Some women wore boots to wade through the mud, then changed into dancing shoes upon arrival at the dance. Any pairs of stockings that women did have were safely guarded, not to be sacrificed too freely for a mere dance. Stockings were just one of the fashion casualties of war. Zippers took a hike overseas as well – nimble buttoning fingers prevailed. And lipstick was now carefully removed from cardboard or plastic containers and applied gingerly with fingers since many of the factories that had manufactured the makeup’s metal cases had shifted to constructing shell casings or other munitions.

Kiernan is unfailingly winning when it comes to these social dimensions of her story; in well-chosen vignette after vignette, she brings the human side of Oak Ridge forward:

Trips to crowded stores could take hours with babies in tow. And mud, always mud. Carriage wheels – or wagons, for those who couldn’t afford a proper carriage – sunk deep into sludge and bumped endlessly over unfinished surfaces, rousing even the soundest of sleepers.
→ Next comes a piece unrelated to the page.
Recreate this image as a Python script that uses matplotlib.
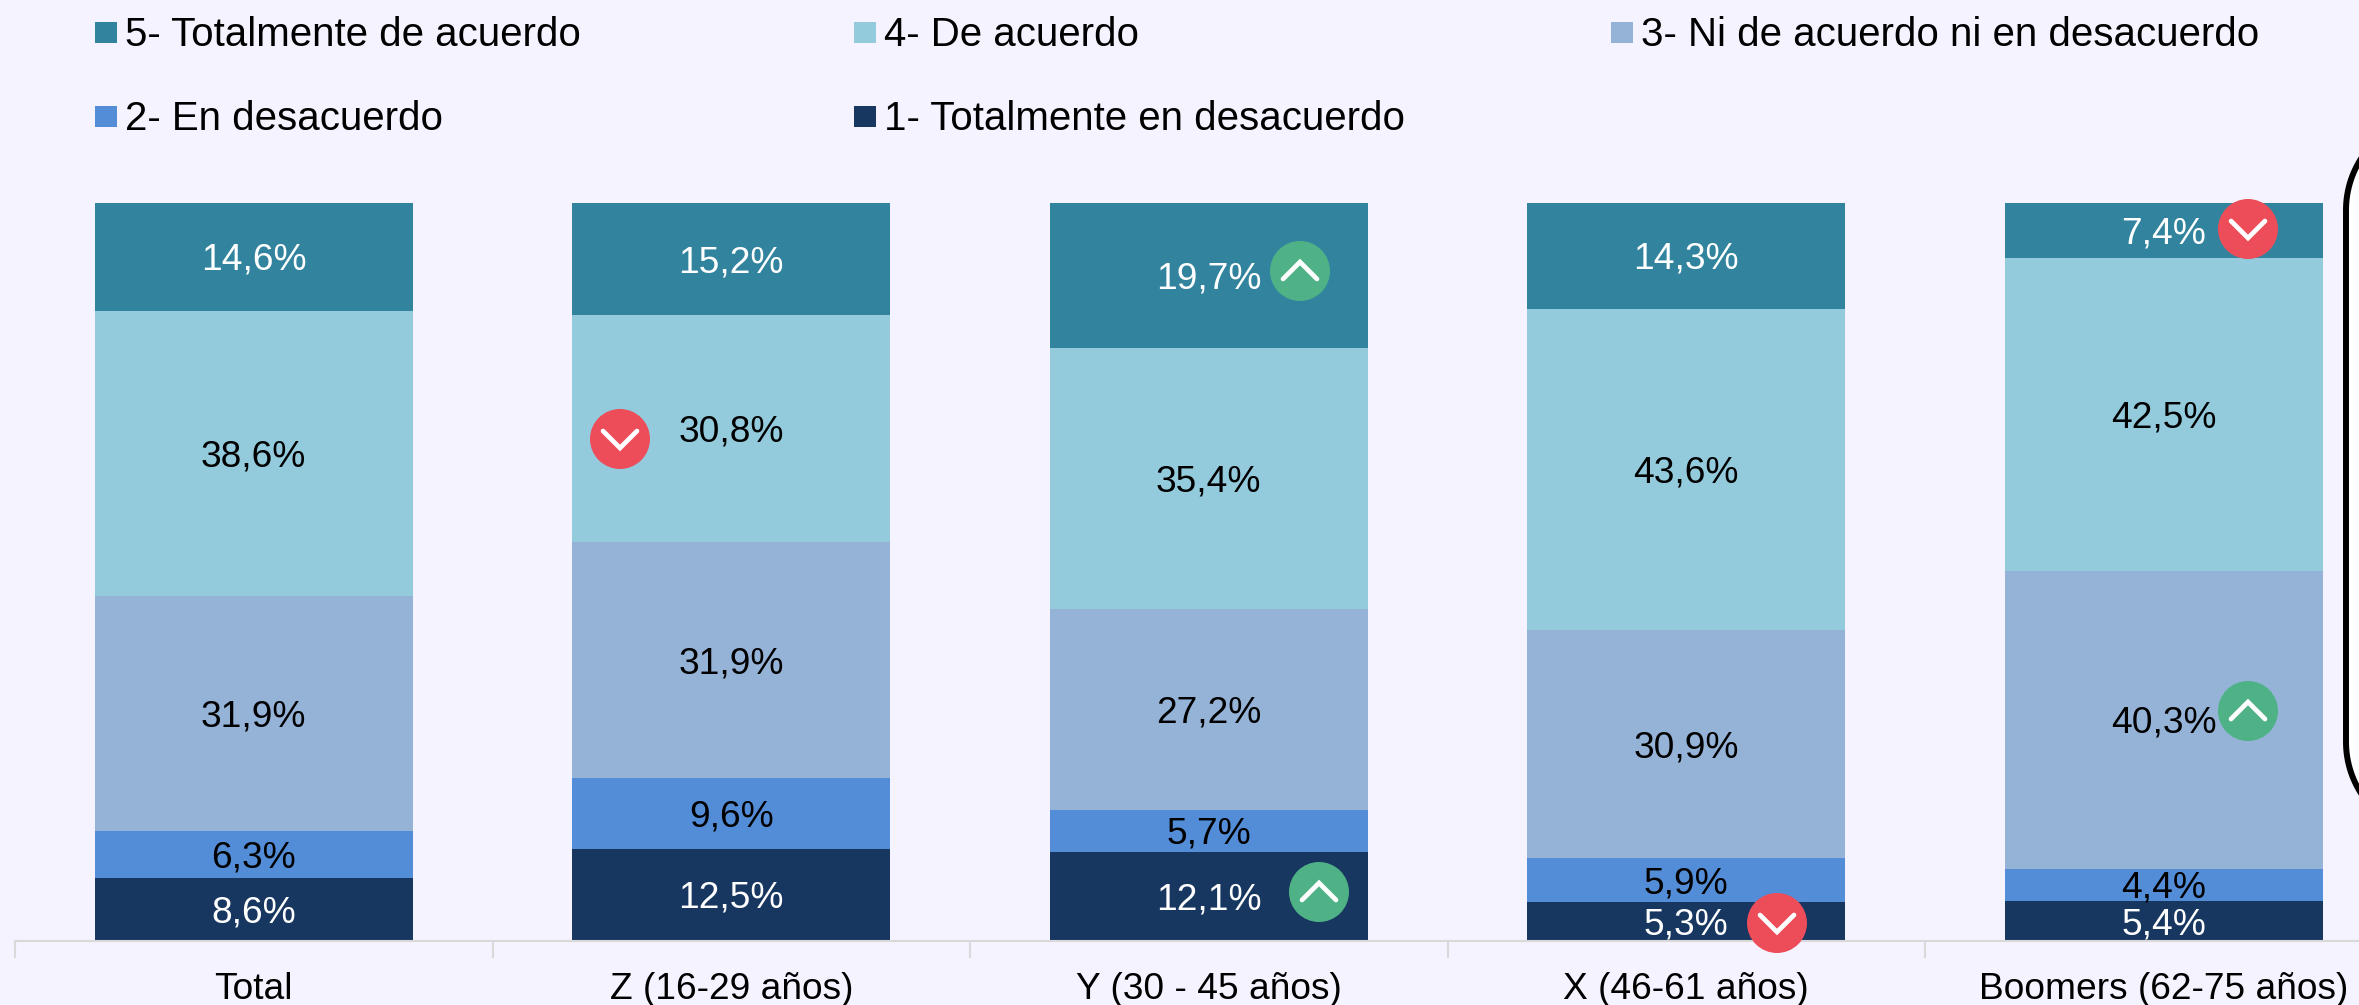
import matplotlib
matplotlib.use("Agg")
import matplotlib.pyplot as plt
from matplotlib.patches import Circle, Rectangle
import numpy as np

plt.rcParams["font.family"] = ["Liberation Sans", "DejaVu Sans"]

groups = ["Total", "Z (16-29 años)", "Y (30 - 45 años)", "X (46-61 años)", "Boomers (62-75 años)"]
muy_desacuerdo = [8.6, 12.5, 12.1, 5.3, 5.4]
desacuerdo = [6.3, 9.6, 5.7, 5.9, 4.4]
neutral = [31.9, 31.9, 27.2, 30.9, 40.3]
acuerdo = [38.6, 30.8, 35.4, 43.6, 42.5]
muy_acuerdo = [14.6, 15.2, 19.7, 14.3, 7.4]
series_names = ["1- Totalmente en desacuerdo", "2- En desacuerdo", "3- Ni de acuerdo ni en desacuerdo",
                "4- De acuerdo", "5- Totalmente de acuerdo"]
# group, series, up/down
flags = [(1, 3, "down"), (2, 4, "up"), (2, 0, "up"), (3, 0, "down"), (4, 4, "down"), (4, 2, "up")]

series = [muy_desacuerdo, desacuerdo, neutral, acuerdo, muy_acuerdo]
colors = ["#183760", "#548DD7", "#95B2D7", "#93CBDD", "#32849E"]
text_colors = ["white", "black", "black", "black", "white"]
bg = "#F5F3FF"

W, H = 2359, 1005
FS = 26.7
LEGEND_FS = 29

fig = plt.figure(figsize=(W / 100, H / 100), dpi=100, facecolor=bg)
ax = fig.add_axes([15 / W, (H - 941) / H, 2387.5 / W, 738 / H], facecolor="none")

# overlay in pixel coords for legend, icons and the bracket
ov = fig.add_axes([0, 0, 1, 1], facecolor="none", zorder=5)
ov.set_xlim(0, W)
ov.set_ylim(H, 0)
ov.axis("off")

x = np.arange(len(groups))
totals = np.sum(series, axis=0)
bottom = np.zeros(len(groups))
for i, vals in enumerate(series):
    share = np.array(vals) / totals * 100
    ax.bar(x, share, width=2 / 3, bottom=bottom, color=colors[i])
    for j, v in enumerate(vals):
        ax.annotate(f"{v:.1f}%".replace(".", ","), (j, bottom[j] + share[j] / 2), xytext=(0, -2.5),
                    textcoords="offset points", ha="center", va="center", color=text_colors[i], fontsize=FS)
    bottom += share

ax.set_xlim(-0.5, 4.5)
ax.set_ylim(0, 100)
ax.set_xticks(x, groups, fontsize=FS)
ax.set_xticks(np.arange(-0.5, 5), minor=True)
ax.tick_params(axis="x", which="major", length=0, pad=22)
ax.tick_params(axis="x", which="minor", length=12, width=1.5, color="#D9D9D9")
ax.set_yticks([])
for s in ["top", "left", "right"]:
    ax.spines[s].set_visible(False)
ax.spines["bottom"].set_color("#D9D9D9")
ax.spines["bottom"].set_linewidth(1.5)

# legend
legend_order = [4, 3, 2, 1, 0]
legend_x = [95, 854, 1611, 95, 854]
legend_y = [32, 32, 32, 116, 116]
for k, li in enumerate(legend_order):
    ov.add_patch(Rectangle((legend_x[k], legend_y[k] - 10), 22, 21, color=colors[li], lw=0))
    ov.text(legend_x[k] + 30, legend_y[k] + 3, series_names[li], fontsize=LEGEND_FS, va="center", ha="left")

# up / down icons beside the labels
icon_xy = [(620, 439), (1300, 271), (1319, 892), (1777, 923), (2248, 229), (2248, 711)]
for (g, s, d), (cx, cy) in zip(flags, icon_xy):
    col = "#4FB286" if d == "up" else "#EC4D58"
    ov.add_patch(Circle((cx, cy), 30, color=col, lw=0))
    sign = -1 if d == "up" else 1
    ov.plot([cx - 17, cx, cx + 17], [cy - sign * 8, cy + sign * 9, cy - sign * 8], color="white", lw=3.4,
            solid_capstyle="round", solid_joinstyle="miter")

# rounded box cut off by the right edge, white inside
r = 95
t = np.linspace(0, np.pi / 2, 40)
box_x = np.concatenate([2346 + r - r * np.sin(t), 2346 + r - r * np.cos(t)])
box_y = np.concatenate([210 - r * np.cos(t), 742 + r * np.sin(t)])
ov.fill(box_x, box_y, facecolor="white", edgecolor="none")
ov.plot(box_x, box_y, color="black", lw=4.3)

fig.savefig("out.png", dpi=100, facecolor=bg)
Evenings, when they saw their husbands, there was precious little to talk about.“How was your day?”This simple phrase, uttered by countless spouses since the dawn of the workaday week, took on an entirely different meaning here. I know you can’t really tell me how your day was in even the vaguest of terms, but I feel like I should ask you anyway.
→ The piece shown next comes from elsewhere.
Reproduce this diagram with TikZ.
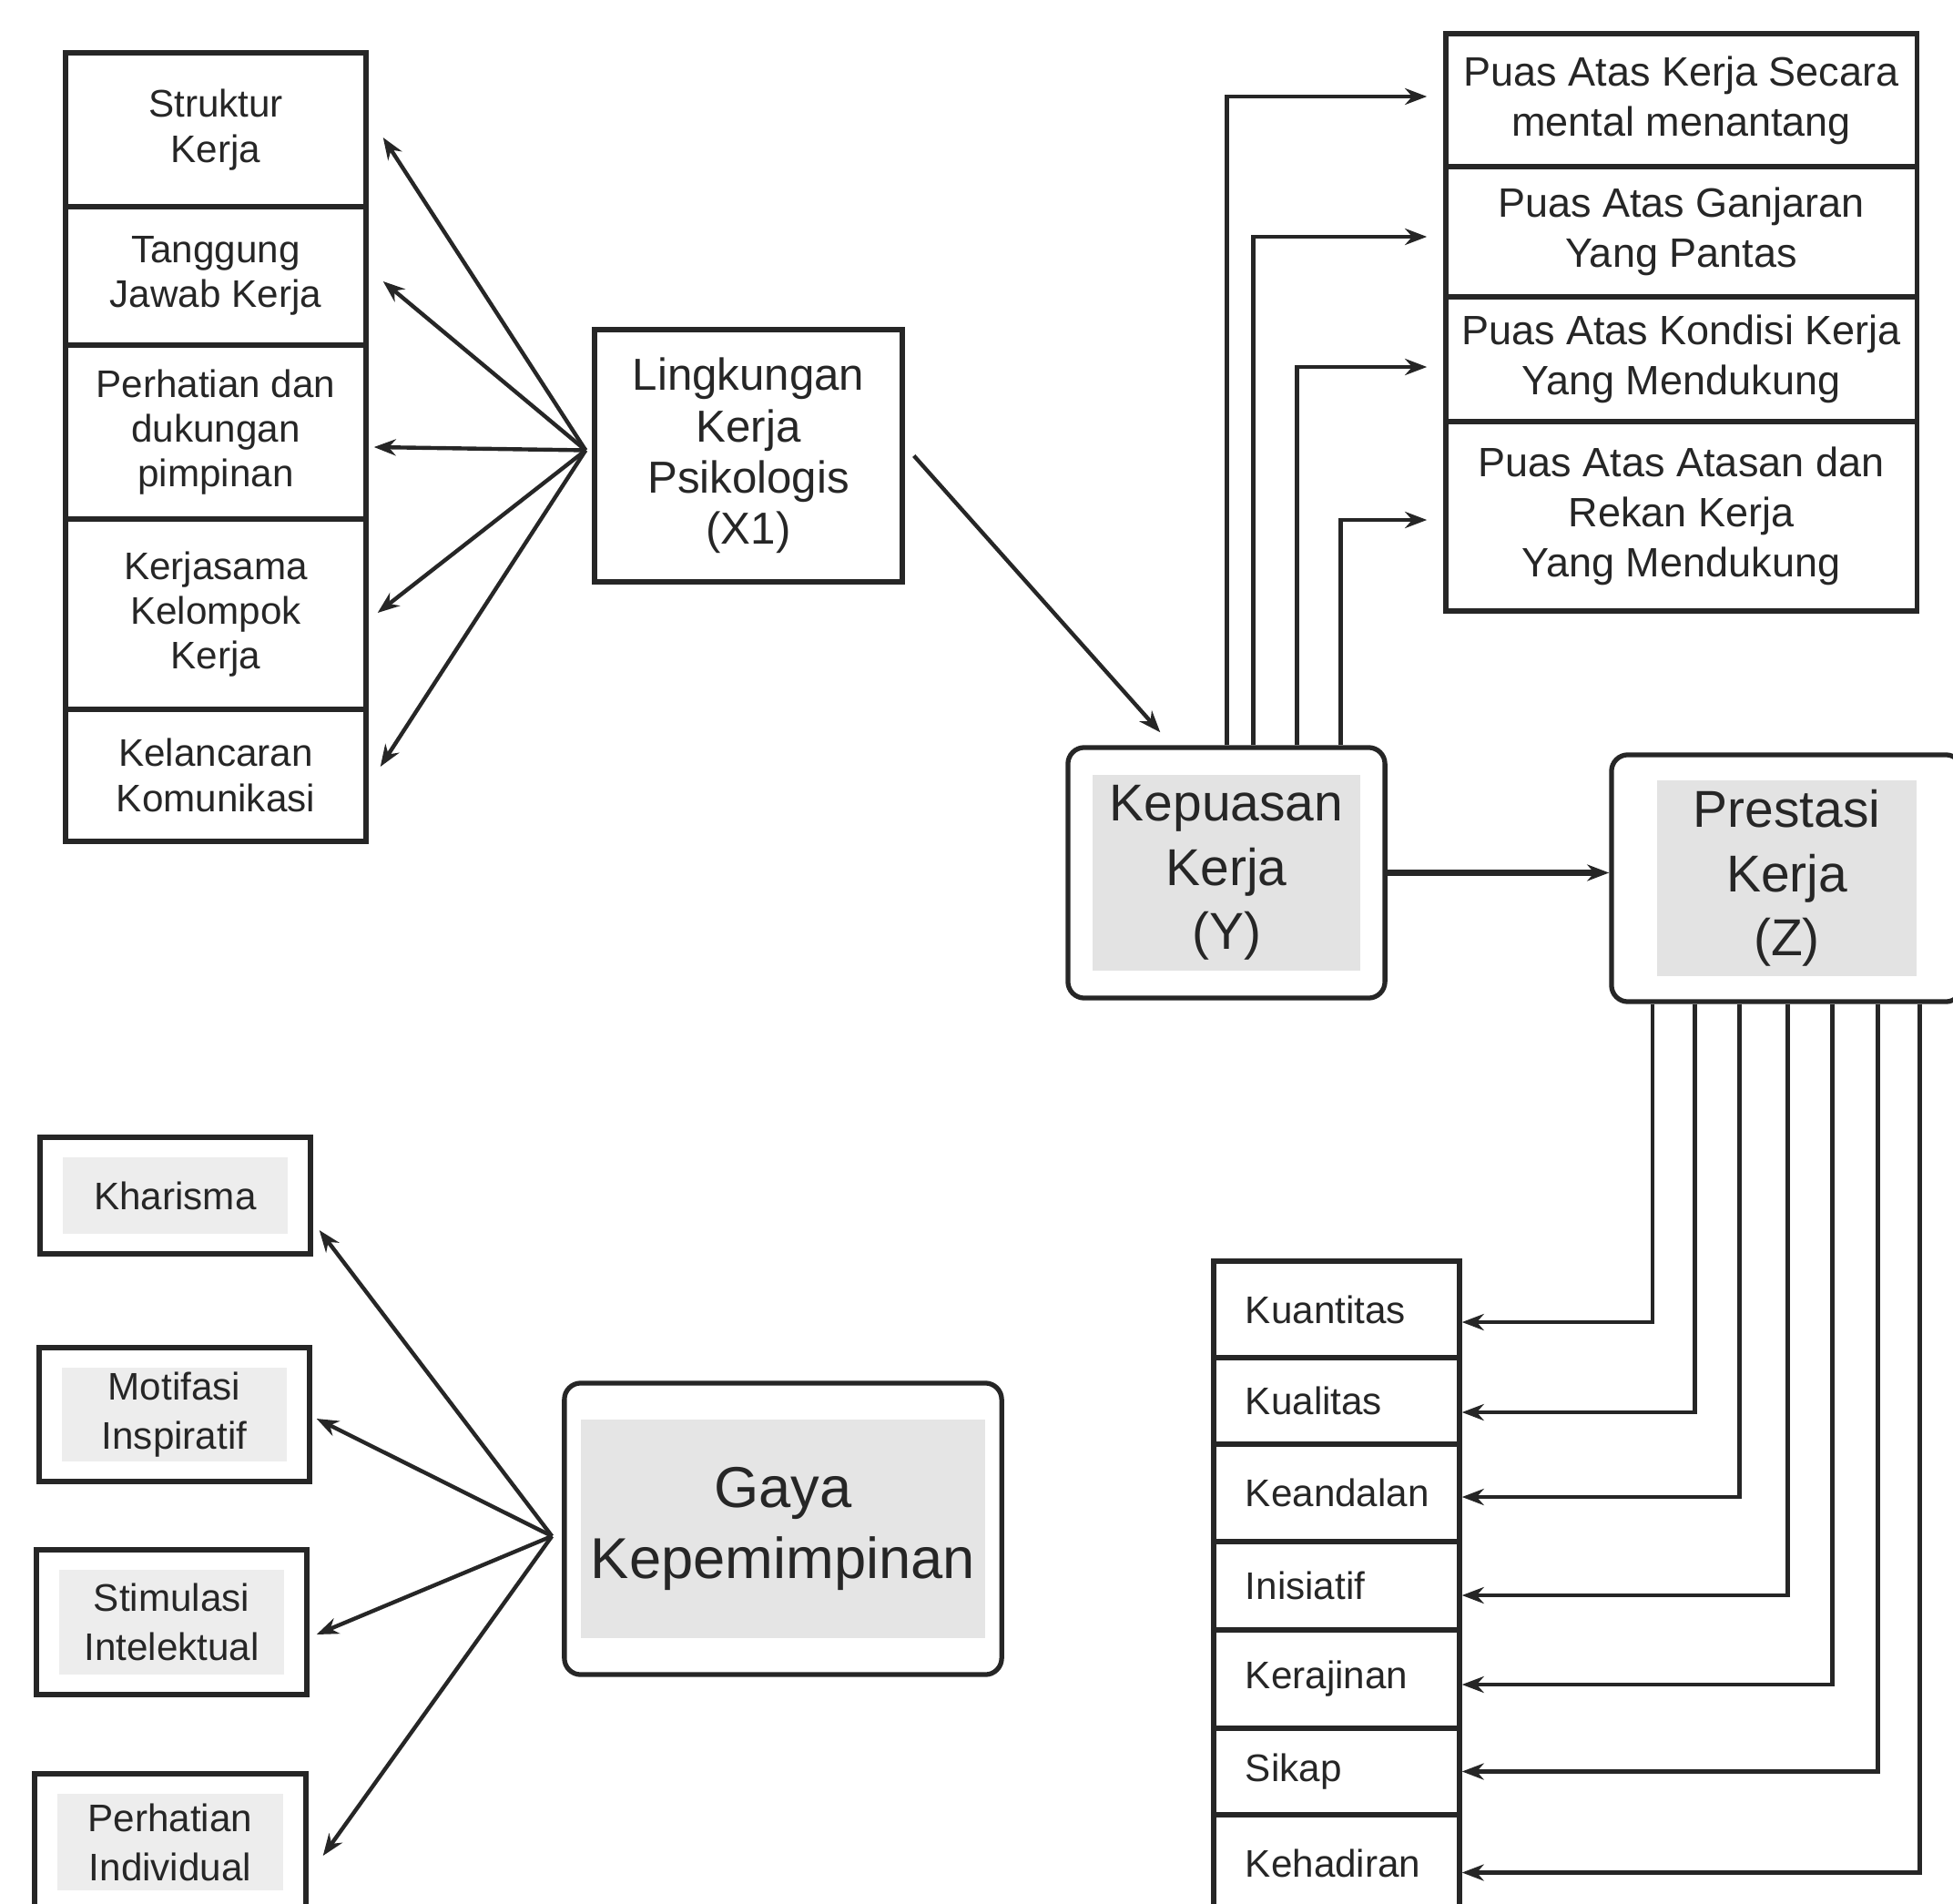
\documentclass[tikz,border=0pt]{standalone}
\usepackage{fontspec}
\setmainfont{Liberation Sans}
\usetikzlibrary{arrows.meta,calc}
\begin{document}
\begin{tikzpicture}[x=0.01cm,y=-0.01cm,
  box/.style={draw=black!85,line width=1.5pt,rectangle,inner sep=0pt,align=center,
    font=\fontsize{12}{14}\selectfont,text=black!85},
  topbox/.style={box,minimum width=5.17cm,font=\fontsize{12.8}{15.6}\selectfont},
  botbox/.style={box,text width=2.0cm,inner xsep=0.35cm,align=left,minimum width=2.7cm},
  bigbox/.style={box,rounded corners=0.18cm},
  shadein/.style 2 args={path picture={\fill[#2,sharp corners]
      ($(path picture bounding box.south west)+(#1)$) rectangle
      ($(path picture bounding box.north east)-(#1)$);}},
  arr/.style={-{Stealth[length=0.24cm,width=0.18cm]},line width=1.25pt,draw=black!85},
  ]
\useasboundingbox (0,0) rectangle (2145,2091);

% left stack
\node[box,minimum width=3.3cm,minimum height=1.69cm] (s1) at (237,142.5) {Struktur\\Kerja};
\node[box,minimum width=3.3cm,minimum height=1.52cm] (s2) at (237,303) {Tanggung\\Jawab Kerja};
\node[box,minimum width=3.3cm,minimum height=1.91cm] (s3) at (237,474.5) {Perhatian dan\\dukungan\\pimpinan};
\node[box,minimum width=3.3cm,minimum height=2.09cm] (s4) at (237,674.5) {Kerjasama\\Kelompok\\Kerja};
\node[box,minimum width=3.3cm,minimum height=1.45cm] (s5) at (237,851.5) {Kelancaran\\Komunikasi};

% X1
\node[box,minimum width=3.38cm,minimum height=2.77cm,font=\fontsize{14}{16}\selectfont] (x1) at (822,500.5) {Lingkungan\\Kerja\\Psikologis\\(X1)};

% top right stack
\node[topbox,minimum height=1.46cm] (r1) at (1846.5,110) {Puas Atas Kerja Secara\\mental menantang};
\node[topbox,minimum height=1.43cm] (r2) at (1846.5,254.5) {Puas Atas Ganjaran\\Yang Pantas};
\node[topbox,minimum height=1.37cm] (r3) at (1846.5,394.5) {Puas Atas Kondisi Kerja\\Yang Mendukung};
\node[topbox,minimum height=2.08cm] (r4) at (1846.5,567) {Puas Atas Atasan dan\\Rekan Kerja\\Yang Mendukung};

% Y and Z
\node[bigbox,shadein={27,-30}{gray!22},minimum width=3.48cm,minimum height=2.75cm,font=\fontsize{16.2}{20}\selectfont] (y) at (1347,958.5) {Kepuasan\\Kerja\\(Y)};
\node[bigbox,shadein={50,-28}{gray!22},minimum width=3.85cm,minimum height=2.71cm,font=\fontsize{16.2}{20}\selectfont] (z) at (1962.5,964.5) {Prestasi\\Kerja\\(Z)};

% Gaya
\node[bigbox,shadein={18,-40}{gray!20},minimum width=4.8cm,minimum height=3.2cm,font=\fontsize{18}{22}\selectfont] (g) at (860,1679) {Gaya\\Kepemimpinan};

% leadership boxes
\node[box,shadein={25,-22}{gray!14},minimum width=2.97cm,minimum height=1.28cm] (k1) at (192.5,1313) {Kharisma};
\node[box,shadein={25,-22}{gray!14},minimum width=2.97cm,minimum height=1.47cm,font=\fontsize{12}{15.4}\selectfont] (k2) at (191.5,1553.5) {Motifasi\\Inspiratif};
\node[box,shadein={25,-22}{gray!14},minimum width=2.97cm,minimum height=1.59cm,font=\fontsize{12}{15.4}\selectfont] (k3) at (188.5,1781.5) {Stimulasi\\Intelektual};
\node[box,shadein={25,-22}{gray!14},minimum width=2.98cm,minimum height=1.5cm,font=\fontsize{12}{15.4}\selectfont] (k4) at (187,2023) {Perhatian\\Individual};

% bottom stack
\node[botbox,minimum height=1.06cm] (b1) at (1468,1438) {Kuantitas};
\node[botbox,minimum height=0.95cm] (b2) at (1468,1538.5) {Kualitas};
\node[botbox,minimum height=1.07cm] (b3) at (1468,1639.5) {Keandalan};
\node[botbox,minimum height=0.97cm] (b4) at (1468,1741.5) {Inisiatif};
\node[botbox,minimum height=1.08cm] (b5) at (1468,1844) {Kerajinan};
\node[botbox,minimum height=0.95cm] (b6) at (1468,1945.5) {Sikap};
\node[botbox,minimum height=1.07cm] (b7) at (1468,2046.5) {Kehadiran};

% left fan
\coordinate (f1) at ([xshift=-0.07cm,yshift=0.06cm]x1.west);
\draw[arr] (f1) -- ([xshift=0.16cm,yshift=-0.085cm]s1.east);
\draw[arr] (f1) -- ([xshift=0.16cm,yshift=-0.06cm]s2.east);
\draw[arr] (f1) -- ([xshift=0.06cm,yshift=-0.165cm]s3.east);
\draw[arr] (f1) -- ([xshift=0.10cm,yshift=0.015cm]s4.east);
\draw[arr] (f1) -- ([xshift=0.13cm,yshift=0.095cm]s5.east);

% X1 -> Y
\draw[arr] ([xshift=0.1cm]x1.east) -- ([xshift=1.04cm,yshift=0.14cm]y.north west);

% Y -> top right
\draw[arr] ([xshift=1.77cm]y.north west) |- ([xshift=-0.18cm,yshift=0.04cm]r1.west);
\draw[arr] ([xshift=2.06cm]y.north west) |- ([xshift=-0.18cm,yshift=-0.055cm]r2.west);
\draw[arr] ([xshift=2.54cm]y.north west) |- ([xshift=-0.18cm,yshift=-0.085cm]r3.west);
\draw[arr] ([xshift=3.02cm]y.north west) |- ([xshift=-0.18cm,yshift=-0.04cm]r4.west);

% Y -> Z
\draw[arr,line width=1.9pt] (y.east) -- (y.east -| z.west);

% Z -> bottom stack
\draw[arr] ([xshift=0.48cm]z.south west) |- ([yshift=-0.14cm]b1.east);
\draw[arr] ([xshift=0.94cm]z.south west) |- ([yshift=-0.125cm]b2.east);
\draw[arr] ([xshift=1.43cm]z.south west) |- ([yshift=-0.045cm]b3.east);
\draw[arr] ([xshift=1.96cm]z.south west) |- ([yshift=-0.105cm]b4.east);
\draw[arr] ([xshift=2.45cm]z.south west) |- ([yshift=-0.06cm]b5.east);
\draw[arr] ([xshift=2.95cm]z.south west) |- (b6.east);
\draw[arr] ([xshift=3.41cm]z.south west) |- ([yshift=-0.10cm]b7.east);

% Gaya fan
\coordinate (f2) at ([xshift=-0.11cm,yshift=-0.08cm]g.west);
\draw[arr] (f2) -- ([xshift=0.07cm,yshift=-0.38cm]k1.east);
\draw[arr] (f2) -- ([xshift=0.05cm,yshift=-0.045cm]k2.east);
\draw[arr] (f2) -- ([xshift=0.08cm,yshift=-0.135cm]k3.east);
\draw[arr] (f2) -- ([xshift=0.16cm,yshift=-0.15cm]k4.east);
\end{tikzpicture}
\end{document}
Naturally, that secrecy was blown wide open in August of 1945 when atomic bombs were detonated at Hiroshima and Nagasaki and the ‘girls’ began realizing what they’d been doing all those months in the insufferable heat and humidity of Oak Ridge. Kiernan has done future historians an inestimable service by so tirelessly interviewing and re-interviewing so many of the Reservation’s surviving workers. And more importantly, she’s done readers a big favor by shaping those workers’ stories into such a spirited, entertaining narrative. The Girls of Atomic City can’t be anything more than a footnote-study in the literature of WWII, but it’s a hell of a lively footnote, well worth the time of every period aficionado – and plenty of general readers too.